Spinning is medieval but…

When I was nineteen I worked at the Natural History Museum, part of the Smithsonian Institution in DC, for the summer. I was an intern for a meteoriticist, someone who worked on meteorites, not the weather. The job was interesting of itself, but I also went out at lunch and wandered around other museums. The American History Museum had a spinning demonstration every Thursday and I was enchanted.

The volunteer used a walking or great wheel to spin wool. A walking wheel is basically a sideways spindle and a giant wheel connected to the end of the spindle with some sort of drive band. It’s called a walking wheel because the spinner draws out a thread and walks backward several feet as she does so. Then she turns the wheel the other way and walks forward, winding her thread onto the spindle base. Rinse and repeat.

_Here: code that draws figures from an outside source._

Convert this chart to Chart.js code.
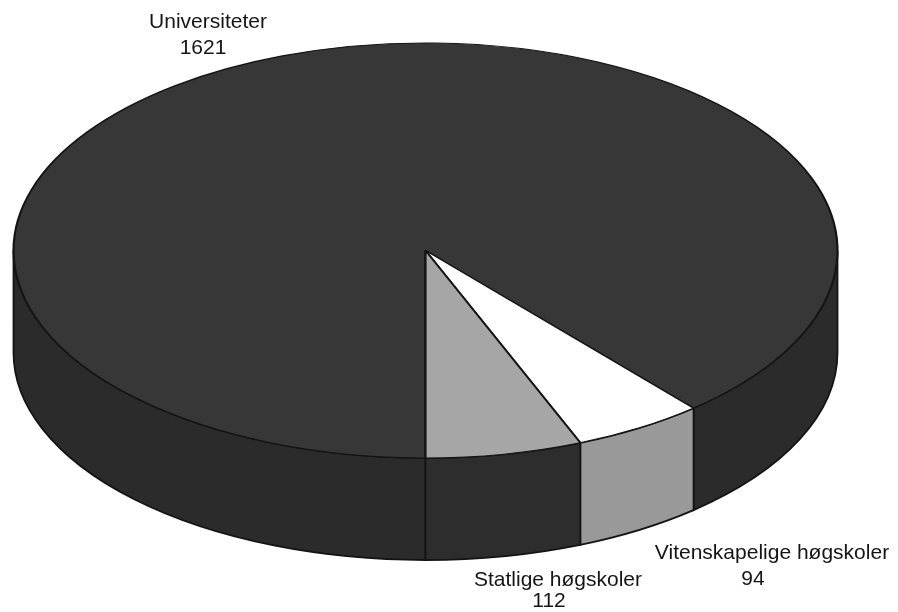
<!DOCTYPE html>
<html>
<head>
<meta charset="utf-8">
<style>
html, body { margin: 0; padding: 0; background: #fff; }
#box { width: 898px; height: 612px; }
</style>
<script src="https://cdn.jsdelivr.net/npm/chart.js@4"></script>
</head>
<body>
<div id="box"><canvas id="pie3d"></canvas></div>
<script>
var categories = ['Universiteter', 'Vitenskapelige høgskoler', 'Statlige høgskoler'];
var values = [1621, 94, 112];
var topColors = ['#373737', '#ffffff', '#a6a6a6'];
var wallColors = ['#2b2b2b', '#999999', '#2d2d2d'];
var labelX = [208, 772, 558];
var labelY = [22, 553, 580];
var valueX = [203, 753, 549];
var valueY = [48, 579, 601];

/*椭圆和厚度*/
var cx = 425.5, cy = 250.5, rx = 412, ry = 207.5, depth = 102;

var flatPie = {
    id: 'flatPie',
    beforeDatasetsDraw: function(chart) {
        var arcs = chart.getDatasetMeta(0).data;
        var ctx = chart.ctx;
        var r = arcs[0].outerRadius;
        /*侧面*/
        ctx.save();
        ctx.lineWidth = 1.8;
        ctx.strokeStyle = '#141414';
        for (var i = 0; i < arcs.length; i++) {
            for (var k = -1; k <= 1; k++) {
                var a0 = Math.max(arcs[i].startAngle, k * 2 * Math.PI);
                var a1 = Math.min(arcs[i].endAngle, k * 2 * Math.PI + Math.PI);
                if (a1 <= a0) continue;
                ctx.beginPath();
                ctx.ellipse(cx, cy, rx, ry, 0, a0, a1, false);
                ctx.ellipse(cx, cy + depth, rx, ry, 0, a1, a0, true);
                ctx.closePath();
                ctx.fillStyle = wallColors[i];
                ctx.fill();
                ctx.stroke();
            }
        }
        ctx.restore();
        /*压扁*/
        ctx.save();
        ctx.translate(cx, cy);
        ctx.scale(rx / r, ry / r);
        ctx.translate(-arcs[0].x, -arcs[0].y);
    },
    afterDatasetsDraw: function(chart) {
        chart.ctx.restore();
    },
    afterDraw: function(chart) {
        var ctx = chart.ctx;
        ctx.save();
        ctx.fillStyle = '#151515';
        ctx.font = '21px "Liberation Sans", Arial, sans-serif';
        ctx.textAlign = 'center';
        ctx.textBaseline = 'middle';
        for (var i = 0; i < categories.length; i++) {
            ctx.fillText(categories[i], labelX[i], labelY[i]);
            ctx.fillText(String(values[i]), valueX[i], valueY[i]);
        }
        ctx.restore();
    }
};

var ctx = document.getElementById('pie3d').getContext('2d');
var myChart = new Chart(ctx, {
    type: 'pie',
    data: {
        labels: categories,
        datasets: [{
            data: values,
            backgroundColor: topColors,
            borderColor: '#141414',
            borderWidth: 1.6,
            borderAlign: 'center'
        }]
    },
    options: {
        responsive: true,
        maintainAspectRatio: false,
        animation: false,
        rotation: 180,
        layout: { padding: 0 },
        plugins: {
            legend: { display: false },
            tooltip: { enabled: false }
        }
    },
    plugins: [flatPie]
});
</script>
</body>
</html>
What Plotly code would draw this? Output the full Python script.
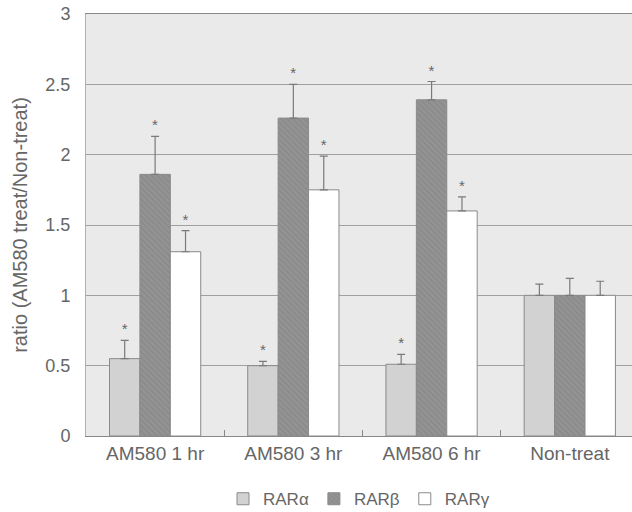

Spinning wheels similar to the great wheel may have come from China or India or even elsewhere but they do appear in Europe shortly after the millennium. How shortly is a matter of great argument. Sometime around the 1400s a new kind of spinner was invented in Europe (not by Leonardo da Vinci though he may have made improvements). Thread is attached to a bobbin and passed through a hole to the operator. The bobbin is slipped onto a metal rod within a Y shape called a flyer. This new wheel had (and has) several variations for driving the flyer and bobbin and thus getting twist into fiber that holds it together. (As the Bible says, a three-fold cord is not lightly broken…) I will say honestly that the first time I saw a wheel with a flyer instead of the walking wheel I couldn’t NOT understand how it worked.

I saw a stage play once about Sleeping Beauty which played on the differences in the two machines since the one with a flyer doesn’t have a spindle to prick your finger.

Some years ago a friend sent me an article (which I’ll admit right now I can’t find) about spinning and how it had affected history. The basic idea was that when spinning linen became easier and quicker, due to the development of a new spinning wheel, this had knock on effects. More linen meant being able to do more weaving. This meant more sails for ships which was good for exploration and more leftovers from the weaving that could be used to make paper. (Weaving famously produces a lot of waste at the beginning of the warp and at the end of it.)

Unfortunately, as I hunted for this article on the Internet it became obvious that the article I remember was not telling a widely accepted story. Some people on the Internet insist that big sails for exploration were all made of hemp. Others argue that whether hemp or linen or cotton was used the thread was spun on a drop spindle rather than a spinning wheel. Etcetera, etcetera, etcetera. The waste from either linen or hemp would make good paper but improvements in spinning were totally discounted by half the articles I found. I find this incredibly weird because my output is much higher and more consistent on a wheel than on a drop spindle. So…

All I can say really is that spinning wheels are medieval but what kind of impact they had is greatly disputed!